No Leslie life soundtrack could be complete without the track that feels like home. For me, that’s Brandi Carlile’s The Story. Her vocals hit you in the chest, and her lyrics about authenticity always remind me why I write—to tell stories that feel raw, real, and human.

It’s funny how a single song can bring everything full-circle. For me, The Story feels like walking in the foothills on a brisk fall evening or sitting on the bank of the Boise River while my childhood self dreamed of writing something “important.” Listening to it now, older and maybe slightly wiser, reminds me that the real magic is in capturing tiny moments and emotions.

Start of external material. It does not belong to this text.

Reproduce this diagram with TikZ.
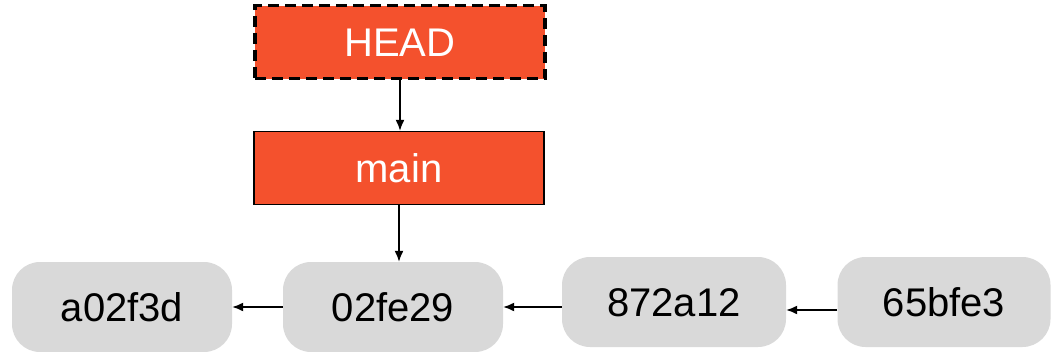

Takeaway: Everyone needs a sonic touchstone. Whether it’s the song that reminds you where you started or one that helps you breathe when life feels like a chaotic mess, put it on repeat when you need grounding.


Final Note

Just like no two relationships are exactly alike, no two soundtracks are either. My mixtape tells a story of potato-strewn roots, a love-hate relationship with my feelings, and a creative process that involves equal parts emotional overthinking and embarrassing kitchen dance-offs.

The songs matter, sure—but the way they weave into the everydayness of life matters more. So go ahead. Build your soundtrack, spin it loudly, and let the music remind you of who you are, where you’ve been, and where you’re bravely heading next.

After all, the best songs aren’t just about singing along—they’re about what they make you feel.